Mother’s certainly grieve for their babies who are gone too soon… but father’s grieve too.


After I experienced my first loss, I didn’t realize how my husband grieves. I didn’t doubt that he too was hurting and grieving over the loss of our baby, but I didn’t understand how he grieved. For the most part, Charles grieved in silence. I liked talking about our baby after both our first and second loss. Charles however, didn’t like to talk about it. Charles was more than willing to listen to my thoughts, but wasn’t too willing to share his own. This often turned into a lot of spats because I didn’t understand his grief and he didn’t understand mine. Eventually, we were able to come to a understanding.

With time, Charles would open up about his grief and sorrow he was feeling. For instance, when we would go to a store and see cute children’s clothing on the racks, he would make comments about how he wishes we could have kids who could wear cute outfits like that.
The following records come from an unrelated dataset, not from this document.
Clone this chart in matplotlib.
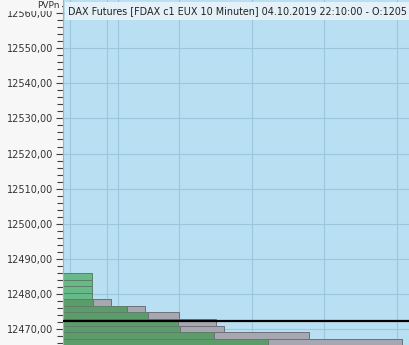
import matplotlib
matplotlib.use("Agg")
import matplotlib.pyplot as plt
from matplotlib.patches import Rectangle
from matplotlib.ticker import MultipleLocator, FuncFormatter

# ---- data ----
price_levels = [12485.0, 12483.1, 12481.25, 12479.4, 12477.5, 12475.6,
                12473.8, 12471.9, 12470.0, 12468.1, 12466.2]
green_vol = [29.3, 29.3, 29.3, 29.3, 29.7, 64.3, 84.7, 114.7, 117.0, 151.0, 204.7]
grey_vol = [0, 0, 0, 0, 18.0, 17.4, 31.6, 38.0, 43.7, 94.7, 134.0]
is_light = [True, True, True, True, False, False, False, False, False, False, False]
poc_price = 12472.3
vgrid = [7, 44, 55, 116, 189, 261, 334]
title = "DAX Futures [FDAX c1 EUX 10 Minuten] 04.10.2019 22:10:00 - O:1205"
bar_height = 1.86

W, H = 409, 345
fig = plt.figure(figsize=(W / 100, H / 100), dpi=100)
fig.patch.set_facecolor("#f7f7f7")
ax = fig.add_axes([63 / W, 0, (W - 63) / W, 1])
ax.set_facecolor("#b9dff2")

ax.set_xlim(0, W - 63)
ax.set_ylim(12465.44, 12563.75)

ax.yaxis.set_major_locator(MultipleLocator(10))
ax.yaxis.set_minor_locator(MultipleLocator(2))
ax.yaxis.set_major_formatter(FuncFormatter(lambda v, p: f"{v:.2f}".replace(".", ",")))
ax.tick_params(axis="y", which="major", length=5, width=0.8, color="#404040",
               labelsize=7, labelcolor="#333333", pad=2)
ax.tick_params(axis="y", which="minor", length=4, width=0.8, color="#404040")
ax.set_xticks([])
for s in ["top", "right", "bottom"]:
    ax.spines[s].set_visible(False)
ax.spines["left"].set_color("#9ab4c4")

ax.grid(axis="y", which="major", color="#9cc6dc", lw=0.8, zorder=0)
for xv in vgrid:
    ax.axvline(xv, color="#9cc6dc", lw=0.8, zorder=0)
ax.set_axisbelow(True)

light_c = "#67ba88"
dark_c = "#5c9c6a"
grey_c = "#a7a7b1"
for p, g, gr, lt in zip(price_levels, green_vol, grey_vol, is_light):
    ax.barh(p, g, height=bar_height, left=0, color=light_c if lt else dark_c,
            edgecolor="#5d7f68", lw=0.7, zorder=2)
    if gr > 0:
        ax.barh(p, gr, height=bar_height, left=g, color=grey_c,
                edgecolor="#6f6f78", lw=0.7, zorder=2)

ax.axhline(poc_price, color="black", lw=1.6, zorder=3)

# title box
fig.add_artist(Rectangle((65 / W, 1 - 20 / H), (W - 65) / W, 18 / H,
                         transform=fig.transFigure, facecolor="#e8f3f9",
                         edgecolor="none", alpha=0.95, zorder=5))
fig.text(68 / W, 1 - 11.5 / H, title, fontsize=6.9, color="#222222",
         va="center", ha="left", zorder=6)

# PVPn label box
fig.add_artist(Rectangle((0, 1 - 11 / H), 62 / W, 11 / H,
                         transform=fig.transFigure, facecolor="#f7f7f7",
                         edgecolor="none", zorder=5))
fig.text(60 / W, 1 - 5.5 / H, "PVPn", fontsize=6.5, color="#333333",
         va="center", ha="right", zorder=6)

fig.savefig("out.png", dpi=100, facecolor=fig.get_facecolor())
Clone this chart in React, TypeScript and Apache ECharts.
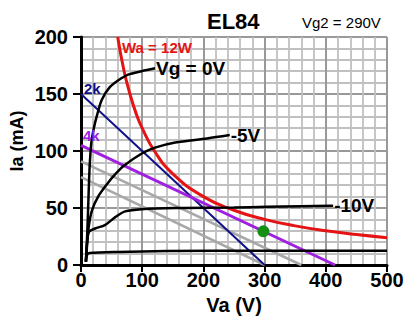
import React, { useEffect, useRef } from "react";
import * as echarts from "echarts";

// Anode characteristics (Va in V, Ia in mA)
const vg0 = [[8, 3], [10, 25], [12, 55], [14, 85], [17, 108], [21, 120], [26, 131], [34, 145], [47, 156], [61, 162], [77, 167], [99, 170], [121, 172.5]];
const vgMinus5 = [[8, 3], [10, 18], [13, 35], [18, 48], [28, 60], [44, 72], [55, 79], [70, 87], [100, 98], [121, 103], [154, 107.5], [206, 111], [243, 114]];
const vgMinus10 = [[8, 3], [10, 20], [13, 29], [23, 32], [39, 35], [56, 42], [72, 47], [99, 49], [167, 50], [250, 50.5], [304, 51], [360, 51.5], [412, 52]];
const vgMinus15 = [[8, 3], [10, 9], [14, 10.5], [60, 11.5], [140, 12.2], [300, 12.5], [500, 12.5]];
// Max anode dissipation curve
const wa12W = [[60, 200], [70, 171], [80, 150], [90, 133], [100, 120], [120, 100], [150, 80], [200, 60], [250, 48], [300, 40], [350, 34.3], [400, 30], [450, 26.7], [500, 24]];
// Load lines
const load2k = [[0, 150], [300, 0]];
const load4k = [[0, 105], [415, 0]];
const grayLineA = [[0, 91], [360, 0]];
const grayLineB = [[0, 77], [300, 0]];
const operatingPoint = [[298, 29.5]];

const curveLabels = ["Vg = 0V", "-5V", "-10V"];
const FONT = "'Liberation Sans', Arial, sans-serif";

export default function App() {
  const ref = useRef<HTMLDivElement>(null);
  useEffect(() => {
    if (!ref.current) return;
    const chart = echarts.init(ref.current, null, { renderer: "svg" });
    const blackCurve = (data: number[][], label?: string) => ({
      type: "line",
      data,
      showSymbol: false,
      smooth: 0.3,
      lineStyle: { color: "#000", width: 2.5 },
      z: 5,
      endLabel: label
        ? { show: true, formatter: label, fontSize: 19, fontWeight: "bold", color: "#000", fontFamily: FONT, distance: 1 }
        : { show: false },
    });
    const straight = (data: number[][], color: string, width: number) => ({
      type: "line",
      data,
      showSymbol: false,
      lineStyle: { color, width },
      z: 3,
    });
    chart.setOption({
      animation: false,
      textStyle: { fontFamily: FONT },
      grid: { left: 81, top: 37, right: 21, bottom: 69 },
      xAxis: {
        type: "value",
        min: 0,
        max: 500,
        interval: 100,
        name: "Va (V)",
        nameLocation: "middle",
        nameGap: 24,
        nameTextStyle: { fontSize: 20, fontWeight: "bold", color: "#000", fontFamily: FONT },
        axisLine: { onZero: false, lineStyle: { color: "#000", width: 3 } },
        axisTick: { show: true, length: 7, lineStyle: { color: "#000", width: 2 } },
        axisLabel: { fontSize: 20, fontWeight: "bold", color: "#000", margin: 5, fontFamily: FONT },
        splitLine: { show: true, lineStyle: { color: "#999999", width: 2 } },
        minorTick: { show: false, splitNumber: 5 },
        minorSplitLine: { show: true, lineStyle: { color: "#c0c0c0", width: 1.8 } },
      },
      yAxis: {
        type: "value",
        min: 0,
        max: 200,
        interval: 50,
        axisLine: { show: true, onZero: false, lineStyle: { color: "#000", width: 3 } },
        axisTick: { show: true, length: 8, lineStyle: { color: "#000", width: 2 } },
        axisLabel: { fontSize: 20, fontWeight: "bold", color: "#000", margin: 13, fontFamily: FONT },
        splitLine: { show: true, lineStyle: { color: "#999999", width: 2 } },
        minorTick: { show: false, splitNumber: 5 },
        minorSplitLine: { show: true, lineStyle: { color: "#c0c0c0", width: 1.8 } },
      },
      series: [
        straight(grayLineA, "#a8a8a8", 2.5),
        straight(grayLineB, "#a8a8a8", 2.5),
        straight(load2k, "#10108a", 2),
        straight(load4k, "#a020e0", 3),
        {
          type: "line",
          data: wa12W,
          showSymbol: false,
          smooth: true,
          lineStyle: { color: "#e41414", width: 3 },
          z: 4,
        },
        blackCurve(vg0, curveLabels[0]),
        blackCurve(vgMinus5, curveLabels[1]),
        blackCurve(vgMinus10, curveLabels[2]),
        blackCurve(vgMinus15),
        {
          type: "scatter",
          data: operatingPoint,
          symbolSize: 12,
          itemStyle: { color: "#159015", opacity: 1 },
          z: 6,
        },
      ],
      graphic: [
        { type: "text", left: 207, top: 10, style: { text: "EL84", fontSize: 22, fontWeight: "bold", fill: "#000", fontFamily: FONT } },
        { type: "text", left: 302, top: 15, style: { text: "Vg2 = 290V", fontSize: 15, fill: "#000", fontFamily: FONT } },
        { type: "text", left: 122, top: 40, z: 10, style: { text: "Wa = 12W", fontSize: 15, fontWeight: "bold", fill: "#e41414", fontFamily: FONT } },
        { type: "text", left: 84, top: 81, z: 10, style: { text: "2k", fontSize: 15, fontWeight: "bold", fill: "#10108a", fontFamily: FONT } },
        { type: "text", left: 83, top: 128, z: 10, style: { text: "4k", fontSize: 15, fontWeight: "bold", fill: "#a020e0", fontFamily: FONT } },
        {
          type: "text",
          x: 17,
          y: 141,
          rotation: Math.PI / 2,
          style: { text: "Ia (mA)", fontSize: 18, fontWeight: "bold", fill: "#000", fontFamily: FONT, align: "center", verticalAlign: "middle" },
        },
      ],
    });
    return () => chart.dispose();
  }, []);
  return <div ref={ref} style={{ width: 408, height: 334, position: "absolute", left: 0, top: 0 }} />;
}
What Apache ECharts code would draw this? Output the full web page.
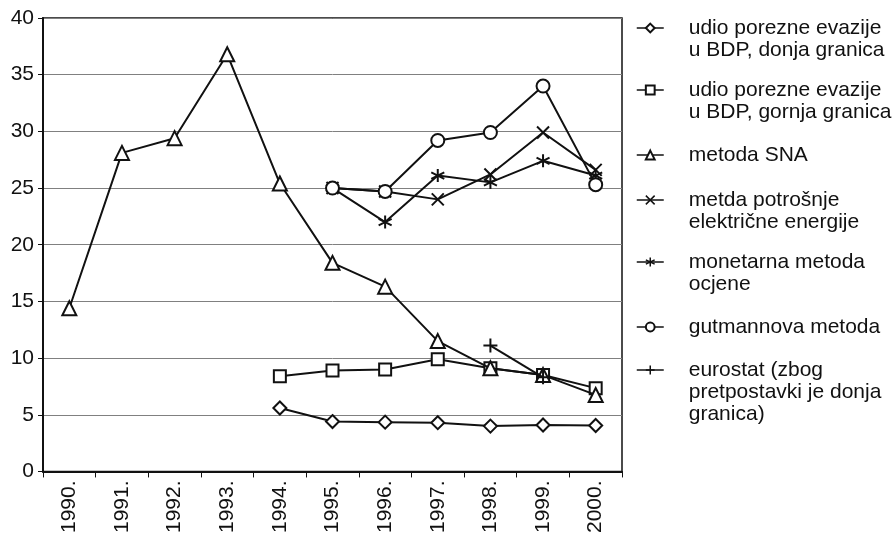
<!DOCTYPE html>
<html>
<head>
<meta charset="utf-8">
<script src="https://cdn.jsdelivr.net/npm/echarts@6/dist/echarts.min.js"></script>
<style>
html,body{margin:0;padding:0;background:#fff;}
#chart{width:895px;height:536px;}
</style>
</head>
<body>
<div id="chart"></div>
<script>
var years = ['1990.','1991.','1992.','1993.','1994.','1995.','1996.','1997.','1998.','1999.','2000.'];
var seriesNames = [
  'udio porezne evazije\nu BDP, donja granica',
  'udio porezne evazije\nu BDP, gornja granica',
  'metoda SNA',
  'metda potrošnje\nelektrične energije',
  'monetarna metoda\nocjene',
  'gutmannova metoda',
  'eurostat (zbog\npretpostavki je donja\ngranica)'
];
var donjaGranica = [null, null, null, null, 5.6, 4.4, 4.35, 4.3, 4.0, 4.1, 4.05];
var gornjaGranica = [null, null, null, null, 8.4, 8.9, 9.0, 9.9, 9.1, 8.5, 7.35];
var metodaSNA = [14.4, 28.1, 29.4, 36.8, 25.4, 18.4, 16.3, 11.5, 9.1, 8.5, 6.75];
var potrosnjaEnergije = [null, null, null, null, null, 25.0, 24.7, 24.0, 26.2, 29.9, 26.6];
var monetarnaMetoda = [null, null, null, null, null, 25.0, 22.0, 26.1, 25.5, 27.4, 26.1];
var gutmannova = [null, null, null, null, null, 25.0, 24.7, 29.2, 29.9, 34.0, 25.3];
var eurostat = [null, null, null, null, null, null, null, null, 11.1, 8.3, null];
var yTicks = {min: 0, max: 40, interval: 5};

var symX = 'path://M0,0L10,10M10,0L0,10';
var symAst = 'path://M5,0L5,10M0.7,2.5L9.3,7.5M0.7,7.5L9.3,2.5';
var symPlus = 'path://M5,0L5,10M0,5L10,5';

var allData = [donjaGranica, gornjaGranica, metodaSNA, potrosnjaEnergije, monetarnaMetoda, gutmannova, eurostat];
var symbols = ['emptyDiamond', 'emptyRect', 'emptyTriangle', symX, symAst, 'emptyCircle', symPlus];
var sizes = [13, 12, 14, 12, 13, 13, 14];

var FONT = '"Liberation Sans", Arial, Helvetica, sans-serif';
var LH = 22;
var legendMarkerY = [28, 90, 155, 200, 262, 327, 370];

var series = allData.map(function (d, i) {
  return {
    name: seriesNames[i],
    type: 'line',
    data: d,
    symbol: symbols[i],
    symbolSize: sizes[i],
    showAllSymbol: true,
    connectNulls: false,
    lineStyle: {color: '#111', width: 2},
    itemStyle: {color: '#111', borderColor: '#111', borderWidth: 2},
    z: 3 + i
  };
});

var legends = seriesNames.map(function (n, i) {
  var lines = n.split('\n').length;
  var blank = new Array(lines).join('\n');
  return {
    orient: 'vertical',
    left: 636,
    top: legendMarkerY[i] - (2 * lines - 1) * LH / 2,
    padding: 0,
    itemWidth: 27,
    itemHeight: 11,
    data: [n],
    formatter: function (name) { return blank + name; },
    textStyle: {fontFamily: FONT, fontSize: 21, lineHeight: LH, color: '#111', padding: [0, 0, 0, 20]},
    lineStyle: {width: 1.5},
    itemStyle: {borderWidth: 1.5}
  };
});

var chart = echarts.init(document.getElementById('chart'), null, {renderer: 'canvas'});
chart.setOption({
  animation: false,
  backgroundColor: '#fff',
  grid: {left: 43, right: 273, top: 18, bottom: 63, show: true, borderColor: '#111', borderWidth: 1.5, containLabel: false},
  legend: legends,
  xAxis: {
    type: 'category',
    data: years,
    boundaryGap: true,
    axisLine: {lineStyle: {color: '#111', width: 2}},
    axisTick: {show: true, length: 6, lineStyle: {color: '#111', width: 1}},
    axisLabel: {rotate: 90, margin: 9, interval: 0, fontFamily: FONT, fontSize: 21, color: '#111'},
    splitLine: {show: false}
  },
  yAxis: {
    type: 'value',
    min: yTicks.min,
    max: yTicks.max,
    interval: yTicks.interval,
    axisLine: {show: true, lineStyle: {color: '#111', width: 2}},
    axisTick: {show: true, length: 5, lineStyle: {color: '#111', width: 1}},
    axisLabel: {margin: 9, fontFamily: FONT, fontSize: 21, color: '#111'},
    splitLine: {show: true, lineStyle: {color: '#808080', width: 1}}
  },
  series: series
});
</script>
</body>
</html>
Or when we would see children at a playground or park, he would mention how seeing those kids makes him sad and miss our kids sometimes.

After awhile, I had come to realize why Charles grieves the way he does. Since our losses were so hard on me emotionally and physically, he didn’t feel right falling apart while I was already a mess. He felt he needed to be the strong one, and help me through. Then, once I was feeling more stable, he was more willing to open up about his emotions and grief.


If you too have a boyfriend, partner or husband that doesn’t outwardly show his grief… you are not alone.


It can be challenging as we all grief differently. My advice to you would be communicate with one another and allow each other to grieve in your own time. My mistake, and often the reason for many of our spats was that I would push my husband to grieve… and that wasn’t right. With time, patience and communication…. grief starts to become more manageable… and something to experience together rather than apart.